My main vision for this garden is to create a beautiful and diverse space that supports local wildlife and promotes a healthy ecosystem. To do that I proposed to create different planting areas incorporating a mix of trees, shrubs, and wildflowers. Each species has been carefully selected for its special benefits to this biodiversity garden.


The site is wide and empty of any type of planting at the moment apart from the lawn. Changes cannot be made to the garage, septic tank and oil burner.

Concept Development:

I have designed this garden to be more compact, ensuring that maintenance tasks do not become too burdensome for the client. The planting beds will allow the plants to spread in an informal, fluid shape while still maintaining control. Raised beds will provide easy access, and we will choose low-maintenance plants like kidney weed that spread quickly with minimal care.

Aiming to minimise hard landscaping the main change is to replace the current asphalt paving with a wildlife-friendly alternative. Considering the size of your garden, gravel is the best option. The before-and-after diagram below will give you a better visual representation:

Water is essential for wildlife, this proposal includes a bird bath in the front garden, which will also serve as a beautiful focal point. Additionally, we will incorporate a gravel pond in the back garden to maximize its appeal to various wildlife species. Other items were also composing this garden concept, all described in the following moodboard:


Buckwheat will serve as both ground cover and an edible plant and the client can leave it to mature and harvest the seeds to make flour. Moreover, a perennial bed filled with Turkish sage will not only delight you with its yellow flowers but also provide a haven for pollinators.

Concept Drawing

To provide vital shelter for wildlife, I suggest installing bird boxes, bug hotels and log piles. These features will offer nesting, roosting, and protection from predators. Taking advantage of the existing lawn areas, we will introduce White Dutch clover as the main ground cover. This will attract birds, butterflies, honey bees, and other pollinators, bringing more life and colour to the garden:

Conceptual Sketch by:kanieman

Around your house, Eve Price will be planted in the hedge. Its fruits are particularly attractive to birds, especially during the winter months. To add beauty to the bare garage wall, we will introduce a Vine Lilac, which will gracefully climb and bloom in winter.
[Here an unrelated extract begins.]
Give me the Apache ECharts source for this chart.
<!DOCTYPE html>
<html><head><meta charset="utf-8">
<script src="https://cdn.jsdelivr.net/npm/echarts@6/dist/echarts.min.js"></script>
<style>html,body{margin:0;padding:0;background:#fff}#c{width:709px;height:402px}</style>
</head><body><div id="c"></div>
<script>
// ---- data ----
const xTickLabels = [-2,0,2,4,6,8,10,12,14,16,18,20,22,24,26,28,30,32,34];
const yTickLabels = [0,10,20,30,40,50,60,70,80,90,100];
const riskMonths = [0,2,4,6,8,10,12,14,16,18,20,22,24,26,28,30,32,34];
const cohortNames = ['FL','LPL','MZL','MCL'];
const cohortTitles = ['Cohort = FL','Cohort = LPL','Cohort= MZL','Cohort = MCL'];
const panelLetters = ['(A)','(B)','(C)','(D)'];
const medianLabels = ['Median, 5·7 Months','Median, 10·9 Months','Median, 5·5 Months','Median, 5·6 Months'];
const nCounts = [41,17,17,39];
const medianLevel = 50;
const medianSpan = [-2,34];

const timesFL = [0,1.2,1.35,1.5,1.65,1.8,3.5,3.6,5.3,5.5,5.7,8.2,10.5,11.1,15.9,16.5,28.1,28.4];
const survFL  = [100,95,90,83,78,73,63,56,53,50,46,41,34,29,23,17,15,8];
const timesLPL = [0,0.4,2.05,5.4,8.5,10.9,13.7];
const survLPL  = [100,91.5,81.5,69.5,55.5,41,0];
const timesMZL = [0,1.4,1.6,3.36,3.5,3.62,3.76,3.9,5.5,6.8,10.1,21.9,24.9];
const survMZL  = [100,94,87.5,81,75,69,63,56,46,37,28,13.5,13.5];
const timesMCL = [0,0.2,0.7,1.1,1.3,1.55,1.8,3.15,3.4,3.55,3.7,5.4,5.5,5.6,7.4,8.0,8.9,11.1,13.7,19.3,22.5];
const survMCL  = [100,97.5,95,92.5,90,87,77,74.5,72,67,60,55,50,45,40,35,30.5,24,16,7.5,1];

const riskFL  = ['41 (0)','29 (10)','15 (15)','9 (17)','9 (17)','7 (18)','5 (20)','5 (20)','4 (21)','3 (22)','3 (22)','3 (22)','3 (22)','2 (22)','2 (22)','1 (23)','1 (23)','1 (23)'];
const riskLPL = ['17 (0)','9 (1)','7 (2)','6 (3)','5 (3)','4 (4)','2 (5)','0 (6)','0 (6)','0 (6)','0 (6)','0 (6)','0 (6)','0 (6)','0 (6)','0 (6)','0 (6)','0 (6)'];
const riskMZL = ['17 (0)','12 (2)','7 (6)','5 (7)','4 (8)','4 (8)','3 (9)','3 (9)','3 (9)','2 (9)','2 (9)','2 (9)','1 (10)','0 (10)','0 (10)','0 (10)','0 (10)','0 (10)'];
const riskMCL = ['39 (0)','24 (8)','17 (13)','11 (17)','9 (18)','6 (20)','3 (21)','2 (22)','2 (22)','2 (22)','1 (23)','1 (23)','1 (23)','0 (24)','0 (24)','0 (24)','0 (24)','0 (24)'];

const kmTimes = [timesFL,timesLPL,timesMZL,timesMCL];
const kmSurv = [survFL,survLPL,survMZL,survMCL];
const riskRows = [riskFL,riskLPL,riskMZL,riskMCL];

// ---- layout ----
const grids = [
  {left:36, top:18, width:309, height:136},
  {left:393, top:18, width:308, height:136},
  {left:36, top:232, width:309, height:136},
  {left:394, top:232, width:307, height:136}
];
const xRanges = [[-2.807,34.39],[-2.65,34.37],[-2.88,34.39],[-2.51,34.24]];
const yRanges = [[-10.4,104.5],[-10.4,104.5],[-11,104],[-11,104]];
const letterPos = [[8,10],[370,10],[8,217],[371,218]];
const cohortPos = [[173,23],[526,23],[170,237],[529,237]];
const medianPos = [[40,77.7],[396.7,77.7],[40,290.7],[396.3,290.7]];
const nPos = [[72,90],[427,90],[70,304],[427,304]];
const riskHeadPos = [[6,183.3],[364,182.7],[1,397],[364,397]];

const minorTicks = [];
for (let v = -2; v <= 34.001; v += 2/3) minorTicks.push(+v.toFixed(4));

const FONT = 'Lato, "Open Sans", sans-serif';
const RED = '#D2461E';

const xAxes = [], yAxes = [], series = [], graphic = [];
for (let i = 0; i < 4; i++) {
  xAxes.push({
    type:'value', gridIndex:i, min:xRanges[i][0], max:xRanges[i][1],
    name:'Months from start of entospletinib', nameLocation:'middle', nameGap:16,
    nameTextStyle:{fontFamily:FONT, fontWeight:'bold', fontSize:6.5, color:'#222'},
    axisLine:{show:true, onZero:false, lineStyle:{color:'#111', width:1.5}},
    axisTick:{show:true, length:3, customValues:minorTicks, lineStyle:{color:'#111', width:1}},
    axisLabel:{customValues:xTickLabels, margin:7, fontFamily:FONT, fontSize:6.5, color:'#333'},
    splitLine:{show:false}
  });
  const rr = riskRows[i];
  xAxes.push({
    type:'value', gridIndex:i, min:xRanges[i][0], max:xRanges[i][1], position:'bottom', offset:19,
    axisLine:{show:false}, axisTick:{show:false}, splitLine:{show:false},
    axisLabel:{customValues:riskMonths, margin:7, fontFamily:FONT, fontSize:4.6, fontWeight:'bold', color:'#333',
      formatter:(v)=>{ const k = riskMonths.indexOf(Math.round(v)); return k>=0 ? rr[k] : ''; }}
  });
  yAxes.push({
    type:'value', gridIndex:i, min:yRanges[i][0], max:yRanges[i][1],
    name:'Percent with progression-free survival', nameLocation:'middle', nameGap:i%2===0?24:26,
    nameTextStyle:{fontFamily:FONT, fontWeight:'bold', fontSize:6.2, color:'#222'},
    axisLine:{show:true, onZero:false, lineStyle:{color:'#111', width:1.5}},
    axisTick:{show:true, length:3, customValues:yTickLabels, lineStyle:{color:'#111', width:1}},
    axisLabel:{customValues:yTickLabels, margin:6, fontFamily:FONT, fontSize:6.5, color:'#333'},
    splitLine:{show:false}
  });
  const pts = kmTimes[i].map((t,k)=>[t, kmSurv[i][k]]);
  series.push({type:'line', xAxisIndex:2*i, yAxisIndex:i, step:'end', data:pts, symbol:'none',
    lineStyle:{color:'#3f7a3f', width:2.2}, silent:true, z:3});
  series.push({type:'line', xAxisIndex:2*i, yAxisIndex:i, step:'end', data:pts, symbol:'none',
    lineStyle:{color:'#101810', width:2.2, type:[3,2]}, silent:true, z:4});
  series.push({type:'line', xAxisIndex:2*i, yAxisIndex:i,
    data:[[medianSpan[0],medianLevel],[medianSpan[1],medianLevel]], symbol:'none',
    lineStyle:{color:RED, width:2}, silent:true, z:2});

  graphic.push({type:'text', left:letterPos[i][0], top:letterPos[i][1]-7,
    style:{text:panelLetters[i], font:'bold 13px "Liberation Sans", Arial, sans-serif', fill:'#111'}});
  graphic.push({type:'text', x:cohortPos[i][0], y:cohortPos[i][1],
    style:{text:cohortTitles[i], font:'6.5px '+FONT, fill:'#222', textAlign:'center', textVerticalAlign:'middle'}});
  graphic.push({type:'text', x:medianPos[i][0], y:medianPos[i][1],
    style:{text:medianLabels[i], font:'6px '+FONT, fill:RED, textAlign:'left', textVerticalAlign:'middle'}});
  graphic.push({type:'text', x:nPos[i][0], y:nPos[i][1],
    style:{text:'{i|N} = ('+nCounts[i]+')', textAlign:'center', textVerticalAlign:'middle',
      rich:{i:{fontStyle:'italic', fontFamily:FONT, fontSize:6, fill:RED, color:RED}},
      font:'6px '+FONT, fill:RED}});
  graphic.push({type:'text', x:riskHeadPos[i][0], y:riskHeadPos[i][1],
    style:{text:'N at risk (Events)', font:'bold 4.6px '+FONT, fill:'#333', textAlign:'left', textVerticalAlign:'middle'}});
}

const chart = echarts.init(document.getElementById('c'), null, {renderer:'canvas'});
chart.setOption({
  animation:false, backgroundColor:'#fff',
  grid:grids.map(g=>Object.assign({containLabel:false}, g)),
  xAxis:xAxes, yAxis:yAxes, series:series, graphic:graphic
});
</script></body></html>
A trellis will provide support for this plant to grow upwards. Additionally, the garage shed will feature an extensive green roof adorned with low-maintenance native wildflowers, attracting plenty of local wildlife.

Strategically placed lighting fixtures will provide a warm and inviting atmosphere with soft, low-intensity lighting to create a serene and enchanting environment, encouraging nocturnal wildlife to visit and adding a touch of magic to the garden. We will be using energy-efficient options such as LED lights and incorporate timers or motion sensors.

Lighting scheme

In general, but especially for this garden I strongly advise avoiding chemical pesticides as they can disrupt the delicate balance we are trying to establish. Instead, try using natural pest control methods such as companion planting, insect-repelling plants, and handpicking pests. Regular pruning, weeding, and watering are also important for maintaining the garden’s vitality.